In contrast, the Woodchips Warrior Mask embodies resilience. Made from forest woodchips bound in resin and hand-painted, it has a raw, earthy energy. Petzl channels the forest’s texture into something ceremonial—a reminder that strength is often found in what endures, not in what dominates. The “warrior” here is not one of battle but of balance, finding harmony between the human hand and the natural world.
Finally, the Onion Lover Mask emerges from the overlooked corners of domestic life. Made from leftover onion husks gathered in the kitchen, it celebrates the intimacy of the everyday. The onion’s layers mirror emotional depth—each translucent husk a reminder of the hidden beauty in what we peel away and forget.

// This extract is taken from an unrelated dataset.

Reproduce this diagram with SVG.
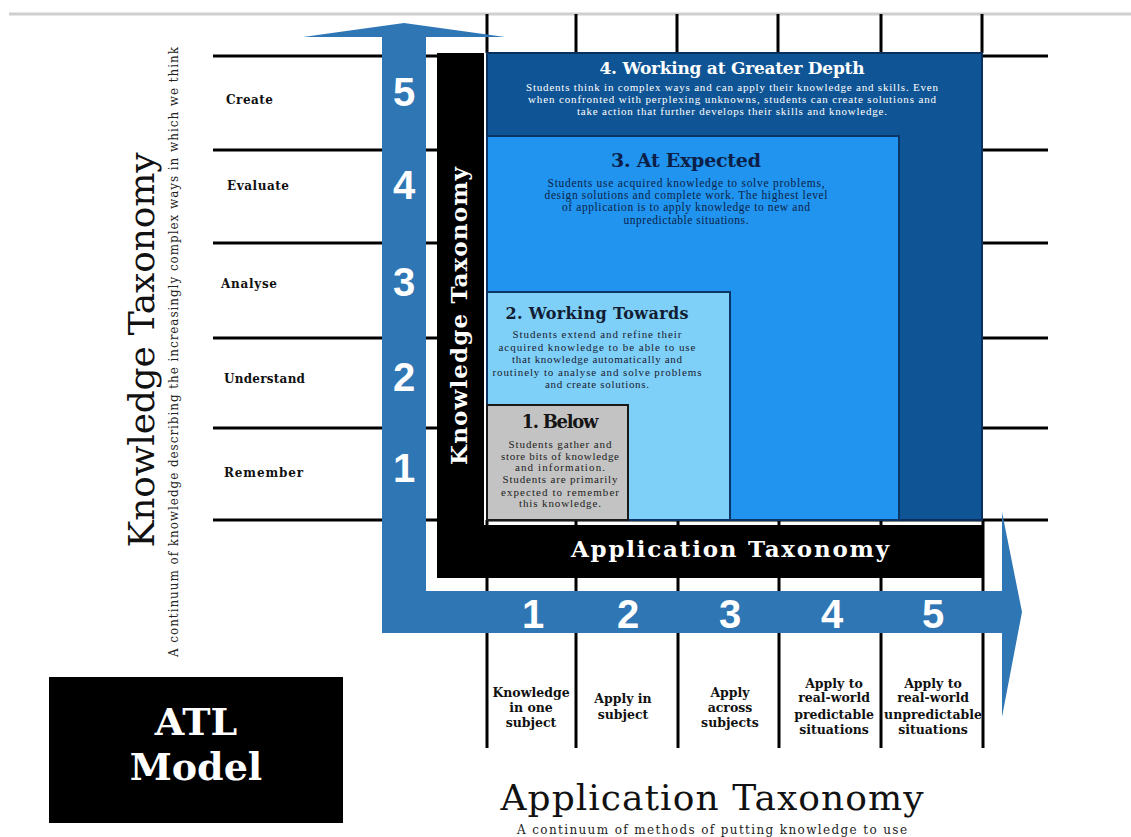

Together, these four works form a quiet statement about presence and transformation. Petzl does not separate art from life; instead, he allows them to flow together. Cooking, working, and creating are all part of one continuous act of awareness. Through resin, he preserves not only objects but moments, giving them a kind of timeless breath.
In his hands, the discarded becomes sacred. He invites us to see what we usually miss—to notice the poetry in waste, the texture of living materials, and the subtle grace of impermanence. His masks feel like mirrors, asking us to look inward, to recognize our shared fragility and strength.
Moon and Earth

In Moon and Earth (2025), Petzl’s exploration continues through a new language of fabric and paint. The 30×30 cm mixed-media collage began with a purchased print, layered with aged cotton fabric—a humble material given new purpose. Using an acrylic airbrush, he developed his distinct “wrinkle designs,” delicate textures that recall landscapes seen from above or the uneven surface of skin and stone.
Each wrinkle is both accidental and deliberate, a meeting point between control and chance. Petzl later refined these textures with fine painted lines, letting intuition guide precision. The result is a surface alive with memory, where past and present coexist.
In this work, as in his masks, Petzl reveals his philosophy: creation is an act of renewal. By reclaiming used or forgotten materials, he challenges the idea that art must begin with something pure or new. Instead, he finds beauty in what remains—the wrinkles, the residue, the quiet stories of materials that have already lived.
Moon and Earth becomes a meditation on time and transformation. The reused fabric holds the softness of age; the paint breathes new life into it. It’s an intimate balance between permanence and impermanence, suggesting that every ending can also be a beginning.
Through both the Four Masks and Moon and Earth, Gerhard Petzl reminds us that art does not have to shout to be profound. It can whisper from the edges of the everyday, transforming what we overlook into something meaningful. His work bridges decay and renewal, grounding abstract ideas in the tactile world. In Petzl’s universe, creation is not separate from existence—it is existence, unfolding quietly, layer by layer, like life itself.